转载请注明出处:http://blog.csdn.net/jiangshibiao/article/details/21377419
【序言】求单源最短路径一直是个很热门的话题。网上,大家也在争相比试dijkstra和SPFA的优越性。遗憾的是,我一直没学过dijkstra的堆优化,于是打算好好学习一下。以下是poj上随便找的一道最短路的题目。
【dijkstra的堆优化】试想,在普通的dij中,每次寻找的当前dis的最小值时,要花费O(N)的效率,这样实在太不佳了。我们基本的思想是构造一个最小堆,每次找最小值的时候直接取出堆顶即可。详见这里。
【STL的基本操作】
1.头文件 #include<queue>
2.定义 priority_queue<x,vector<y>,greater<z> >q; ——–>>>>>x、y、z是类型名,q是堆的变量名。其中vector是容器,greater可以使自己定义的bool类型(如sort的cmp)。当然,greater是系统已经定义好了的。
3.使用 q.push(x) 往堆中压入x这个值
q.size() 查询堆中的元素
q.pop() 弹出堆顶
q.top() 返回堆顶元素的值
【注意】我又新定义了一种点对类型,定义方法:typedef pair<x,y>q;x和y是点对类型中每个元素的类型。这样有什么好处呢?因为dij的堆中我要存两个元素:到此点的最小值和这个点的编号。用点对十分方便。
使用方法:make_pair(x,y)。

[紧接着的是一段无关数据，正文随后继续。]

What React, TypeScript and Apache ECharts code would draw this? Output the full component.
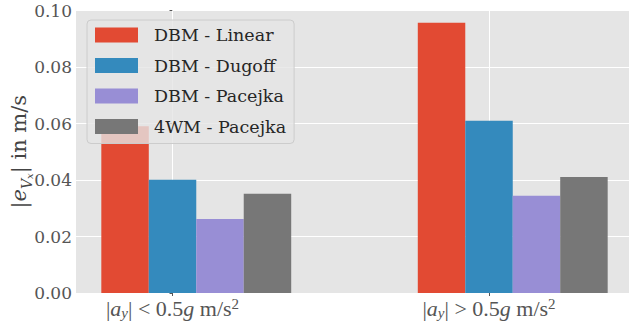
import React, { useEffect, useRef } from "react";
import * as echarts from "echarts";

const categories = [0, 1];
const categoryLabels = [
  "{n||}{i|a}{sub|y}{n|| < 0.5}{i|g}{n| m/s}{sup|2}",
  "{n||}{i|a}{sub|y}{n|| > 0.5}{i|g}{n| m/s}{sup|2}",
];
const seriesNames = ["DBM - Linear", "DBM - Dugoff", "DBM - Pacejka", "4WM - Pacejka"];
const linearVals = [0.059, 0.0957];
const dugoffVals = [0.0401, 0.061];
const pacejkaVals = [0.0262, 0.0344];
const wm4Vals = [0.0351, 0.0411];
const yTicks = [0, 0.02, 0.04, 0.06, 0.08, 0.1];

const colors = ["#E24A33", "#348ABD", "#988ED5", "#777777"];
const offsets = [-0.15, 0, 0.15, 0.3];
const BAR_W = 0.15;
const FONT = "'Liberation Serif'";
const FONT2 = "DejaVu Serif";

export default function App() {
  const ref = useRef<HTMLDivElement>(null);
  useEffect(() => {
    if (!ref.current) return;
    const chart = echarts.init(ref.current, undefined, { renderer: "svg" });
    const all = [linearVals, dugoffVals, pacejkaVals, wm4Vals];
    const richBase = {
      n: { fontFamily: FONT, fontSize: 22, color: "#555555", lineHeight: 24, verticalAlign: "middle" },
      i: { fontFamily: FONT, fontSize: 22, fontStyle: "italic", color: "#555555", lineHeight: 24, verticalAlign: "middle" },
      sub: { fontFamily: FONT, fontSize: 15, fontStyle: "italic", color: "#555555", lineHeight: 11, verticalAlign: "bottom" },
      sup: { fontFamily: FONT, fontSize: 15, color: "#555555", lineHeight: 12, verticalAlign: "top" },
    };
    const series: any[] = all.map((vals, k) => ({
      type: "custom",
      name: seriesNames[k],
      data: categories.map((c, j) => [c + offsets[k], vals[j]]),
      itemStyle: { color: colors[k] },
      encode: { x: 0, y: 1 },
      z: 3,
      renderItem: (params: any, api: any) => {
        const x = api.value(0);
        const y = api.value(1);
        const p0 = api.coord([x - BAR_W / 2, y]);
        const p1 = api.coord([x + BAR_W / 2, 0]);
        return {
          type: "rect",
          shape: { x: p0[0], y: p0[1], width: p1[0] - p0[0], height: p1[1] - p0[1] },
          style: { fill: colors[k] },
        };
      },
    }));
    series.push({
      type: "line",
      name: "_grid",
      data: [],
      z: 1,
      silent: true,
      markLine: {
        z: 1,
        silent: true,
        symbol: ["none", "none"],
        label: { show: false },
        lineStyle: { color: "#ffffff", width: 1, type: "solid" },
        data: categories.map((c) => ({ xAxis: c })),
      },
    });
    chart.setOption({
      animation: false,
      grid: {
        left: 76,
        right: -4,
        top: 10.5,
        bottom: 29,
        outerBoundsMode: "none",
        containLabel: false,
        show: true,
        backgroundColor: "#E5E5E5",
        borderWidth: 0,
      },
      legend: {
        data: seriesNames,
        orient: "vertical",
        left: 87,
        top: 20,
        padding: [6, 8, 8, 8],
        itemWidth: 43,
        itemHeight: 15,
        itemGap: 12.5,
        icon: "rect",
        backgroundColor: "rgba(229,229,229,0.8)",
        borderColor: "#cccccc",
        borderWidth: 1,
        borderRadius: 4,
        textStyle: {
          fontFamily: FONT2,
          fontSize: 17.5,
          color: "#262626",
          lineHeight: 15,
          padding: [0, 0, 0, 11],
        },
      },
      xAxis: {
        type: "value",
        min: -0.305,
        max: 1.455,
        axisLine: { show: false },
        splitLine: { show: false },
        axisTick: { show: true, length: 3, lineStyle: { color: "#555555" }, customValues: categories },
        axisLabel: {
          customValues: categories,
          margin: 3,
          fontFamily: FONT,
          formatter: (v: number) => categoryLabels[Math.round(v)] ?? "",
          rich: richBase,
        },
      },
      yAxis: {
        type: "value",
        min: 0,
        max: 0.1,
        interval: 0.02,
        axisLine: { show: false },
        axisTick: { show: true, length: 3, lineStyle: { color: "#555555" } },
        splitLine: { show: true, lineStyle: { color: "#ffffff", width: 1 } },
        axisLabel: {
          fontFamily: FONT2,
          fontSize: 17,
          lineHeight: 18,
          color: "#555555",
          margin: 4,
          formatter: (v: number) => (yTicks.some((t) => Math.abs(t - v) < 1e-9) ? v.toFixed(2) : ""),
        },
        name: "{n||}{i|e}{sub|V}{subsub|x}{n|| in m/s}",
        nameLocation: "middle",
        nameRotate: 90,
        nameGap: 42,
        nameMoveOverlap: false,
        nameTextStyle: {
          fontFamily: FONT2,
          fontSize: 21,
          rich: {
            n: { fontFamily: FONT2, fontSize: 21, color: "#444444", lineHeight: 30, verticalAlign: "middle" },
            i: { fontFamily: FONT2, fontSize: 21, fontStyle: "italic", color: "#444444", lineHeight: 30, verticalAlign: "middle" },
            sub: { fontFamily: FONT2, fontSize: 14, fontStyle: "italic", color: "#444444", lineHeight: 16, verticalAlign: "bottom" },
            subsub: { fontFamily: FONT2, fontSize: 10, fontStyle: "italic", color: "#444444", lineHeight: 8, verticalAlign: "bottom" },
          },
        },
      },
      series,
    });
    return () => chart.dispose();
  }, []);
  return <div ref={ref} style={{ width: 629, height: 322, position: "absolute", left: 0, top: 0 }} />;
}
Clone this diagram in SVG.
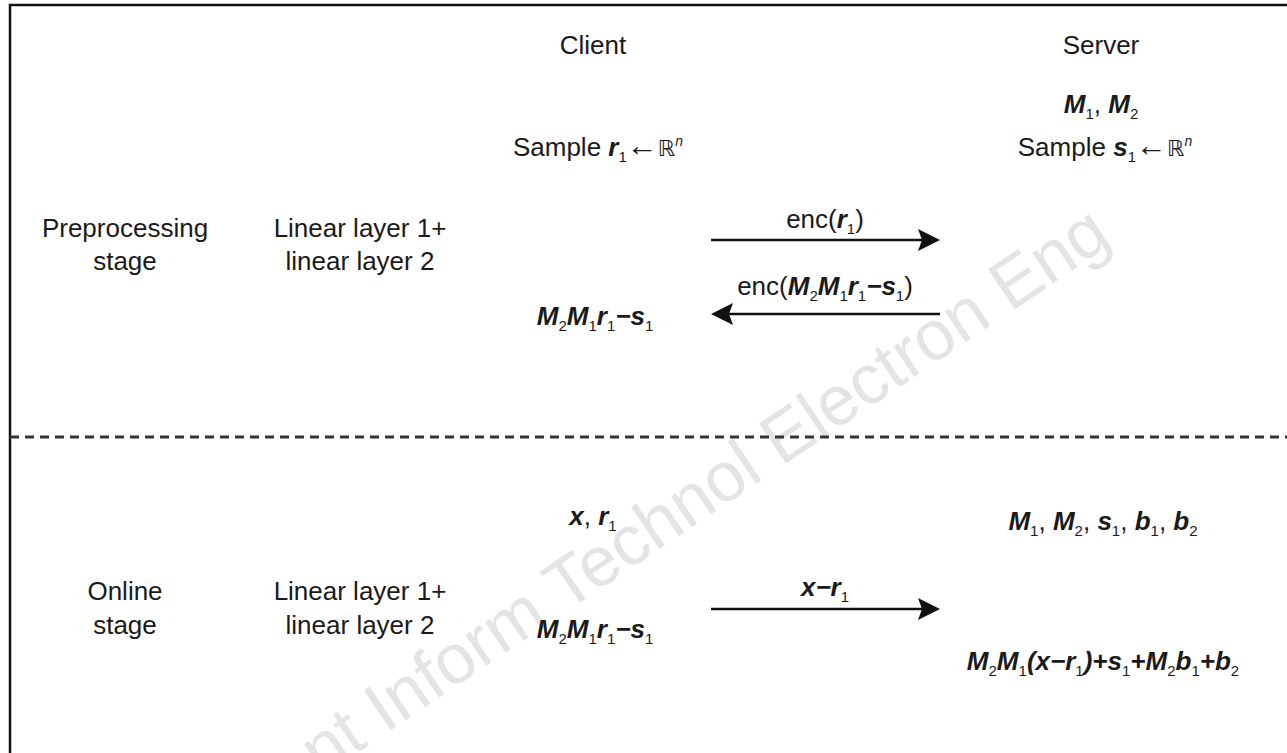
<svg xmlns="http://www.w3.org/2000/svg" width="1287" height="753" viewBox="0 0 1287 753">
  <style>
    text { font-family: "Liberation Sans", Arial, sans-serif; font-size: 26px; fill: #1a1a1a; }
    .c { text-anchor: middle; }
    .v { font-weight: bold; font-style: italic; }
    .s { font-size: 15px; font-weight: normal; font-style: normal; }
    .sup { font-size: 14px; font-style: italic; }
    .la { font-size: 31px; }
    .bb { font-family: "DejaVu Sans", sans-serif; font-size: 22px; }
    .wm { font-size: 70px; fill: #e4e4e4; }
    .conn { stroke: #111; stroke-width: 2.5; fill: none; }
  </style>
  <defs>
    <marker id="arrow" viewBox="0 0 22 22" refX="12" refY="11" markerWidth="22" markerHeight="22" markerUnits="userSpaceOnUse" orient="auto">
      <path d="M0,0 L22,11 L0,22 L4,11 Z" fill="#111"/>
    </marker>
  </defs>

  <rect width="1287" height="753" fill="#fff"/>

  <!-- background watermark -->
  <text class="wm" transform="translate(234,836) rotate(-34)">Front Inform Technol Electron Eng</text>

  <!-- frame and stage divider -->
  <rect x="10" y="5" width="1300" height="780" fill="none" stroke="#111" stroke-width="2.5"/>
  <line x1="10" y1="437" x2="1287" y2="437" stroke="#333" stroke-width="3" stroke-dasharray="9 6"/>

  <!-- column headers -->
  <g id="client-header"><text class="c" x="593" y="54">Client</text></g>
  <g id="server-header"><text class="c" x="1101" y="54">Server</text></g>

  <!-- preprocessing stage -->
  <g id="pre-label">
    <text class="c" x="125" y="237">Preprocessing</text>
    <text class="c" x="125" y="270">stage</text>
  </g>
  <g id="pre-layers">
    <text class="c" x="360" y="237">Linear layer 1+</text>
    <text class="c" x="360" y="270">linear layer 2</text>
  </g>
  <g id="pre-client-sample">
    <text class="c" x="598" y="156">Sample <tspan class="v">r</tspan><tspan class="s" dy="6">1</tspan><tspan class="la" dy="-6">←</tspan><tspan class="bb">ℝ</tspan><tspan class="sup" dy="-10">n</tspan></text>
  </g>
  <g id="pre-server-keys">
    <text class="c" x="1101" y="113"><tspan class="v">M</tspan><tspan class="s" dy="6">1</tspan><tspan dy="-6">, </tspan><tspan class="v">M</tspan><tspan class="s" dy="6">2</tspan></text>
  </g>
  <g id="pre-server-sample">
    <text class="c" x="1105" y="156">Sample <tspan class="v">s</tspan><tspan class="s" dy="6">1</tspan><tspan class="la" dy="-6">←</tspan><tspan class="bb">ℝ</tspan><tspan class="sup" dy="-10">n</tspan></text>
  </g>
  <g id="pre-client-result">
    <text class="c" x="595" y="325"><tspan class="v">M</tspan><tspan class="s" dy="6">2</tspan><tspan class="v" dy="-6">M</tspan><tspan class="s" dy="6">1</tspan><tspan class="v" dy="-6">r</tspan><tspan class="s" dy="6">1</tspan><tspan class="v" dy="-6">−s</tspan><tspan class="s" dy="6">1</tspan></text>
  </g>

  <!-- online stage -->
  <g id="online-label">
    <text class="c" x="125" y="600">Online</text>
    <text class="c" x="125" y="634">stage</text>
  </g>
  <g id="online-layers">
    <text class="c" x="360" y="600">Linear layer 1+</text>
    <text class="c" x="360" y="634">linear layer 2</text>
  </g>
  <g id="online-client-input">
    <text class="c" x="593" y="525"><tspan class="v">x</tspan>, <tspan class="v">r</tspan><tspan class="s" dy="6">1</tspan></text>
  </g>
  <g id="online-client-share">
    <text class="c" x="595" y="638"><tspan class="v">M</tspan><tspan class="s" dy="6">2</tspan><tspan class="v" dy="-6">M</tspan><tspan class="s" dy="6">1</tspan><tspan class="v" dy="-6">r</tspan><tspan class="s" dy="6">1</tspan><tspan class="v" dy="-6">−s</tspan><tspan class="s" dy="6">1</tspan></text>
  </g>
  <g id="online-server-params">
    <text class="c" x="1103" y="530"><tspan class="v">M</tspan><tspan class="s" dy="6">1</tspan><tspan dy="-6">, </tspan><tspan class="v">M</tspan><tspan class="s" dy="6">2</tspan><tspan dy="-6">, </tspan><tspan class="v">s</tspan><tspan class="s" dy="6">1</tspan><tspan dy="-6">, </tspan><tspan class="v">b</tspan><tspan class="s" dy="6">1</tspan><tspan dy="-6">, </tspan><tspan class="v">b</tspan><tspan class="s" dy="6">2</tspan></text>
  </g>
  <g id="online-server-output">
    <text class="c" x="1103" y="670"><tspan class="v">M</tspan><tspan class="s" dy="6">2</tspan><tspan class="v" dy="-6">M</tspan><tspan class="s" dy="6">1</tspan><tspan class="v" dy="-6">(x−r</tspan><tspan class="s" dy="6">1</tspan><tspan class="v" dy="-6">)+s</tspan><tspan class="s" dy="6">1</tspan><tspan class="v" dy="-6">+M</tspan><tspan class="s" dy="6">2</tspan><tspan class="v" dy="-6">b</tspan><tspan class="s" dy="6">1</tspan><tspan class="v" dy="-6">+b</tspan><tspan class="s" dy="6">2</tspan></text>
  </g>

  <!-- messages between client and server -->
  <g id="connectors">
    <line class="conn" x1="711" y1="240" x2="930" y2="240" marker-end="url(#arrow)"/>
    <line class="conn" x1="940" y1="314" x2="721" y2="314" marker-end="url(#arrow)"/>
    <line class="conn" x1="711" y1="609" x2="930" y2="609" marker-end="url(#arrow)"/>
    <text class="c" x="825" y="228">enc(<tspan class="v">r</tspan><tspan class="s" dy="6">1</tspan><tspan dy="-6">)</tspan></text>
    <text class="c" x="825" y="295">enc(<tspan class="v">M</tspan><tspan class="s" dy="6">2</tspan><tspan class="v" dy="-6">M</tspan><tspan class="s" dy="6">1</tspan><tspan class="v" dy="-6">r</tspan><tspan class="s" dy="6">1</tspan><tspan class="v" dy="-6">−s</tspan><tspan class="s" dy="6">1</tspan><tspan dy="-6">)</tspan></text>
    <text class="c" x="825" y="596"><tspan class="v">x−r</tspan><tspan class="s" dy="6">1</tspan></text>
  </g>
</svg>
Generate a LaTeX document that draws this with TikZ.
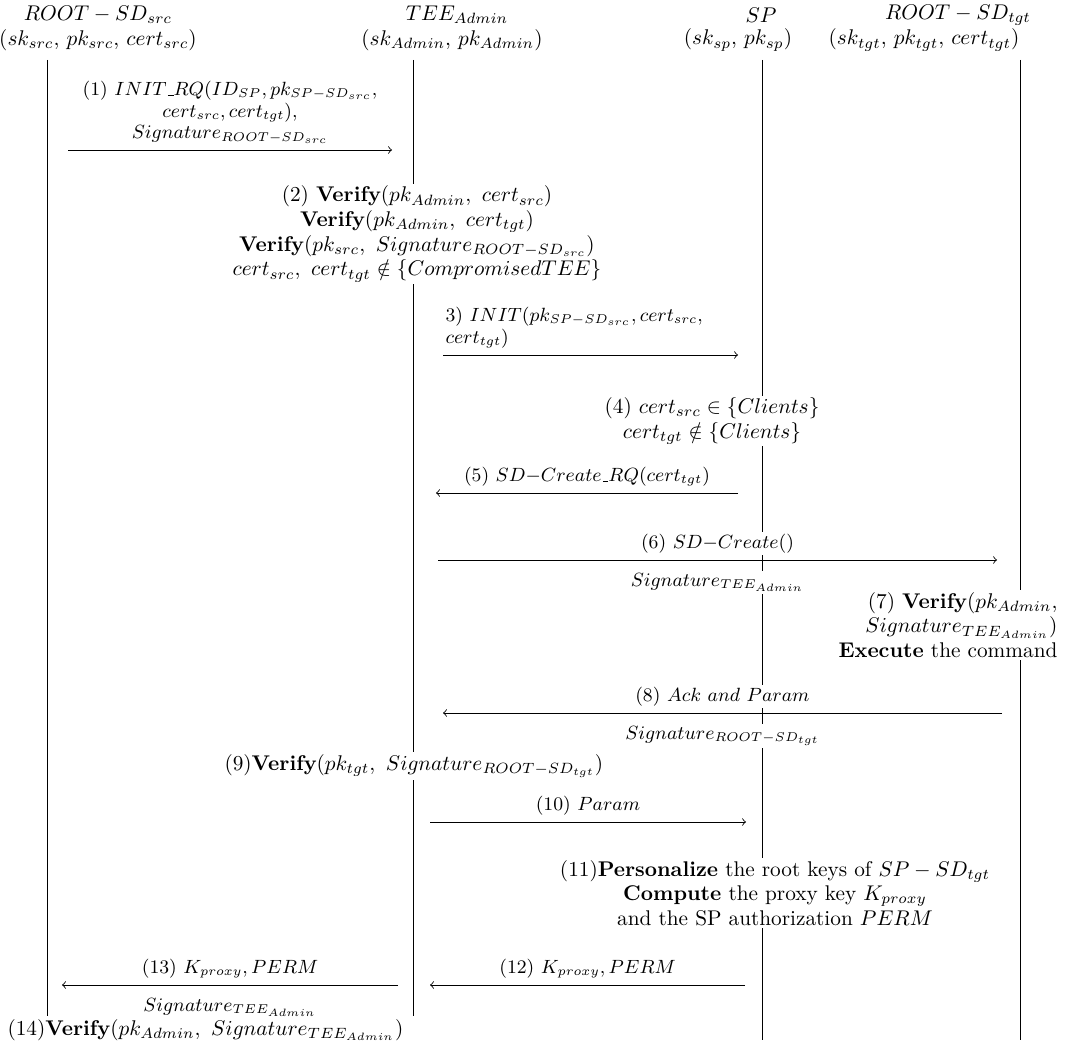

返回点对的类型。
【题目】
Subway
Time Limit: 1000MS | Memory Limit: 65536K | |
Total Submissions: 5708 | Accepted: 1846 |
Description
You have just moved from a quiet Waterloo neighbourhood to a big, noisy city. Instead of getting to ride your bike to school every day, you now get to walk and take the subway. Because you don’t want to be late for class, you want to know how long it will take you to get to school.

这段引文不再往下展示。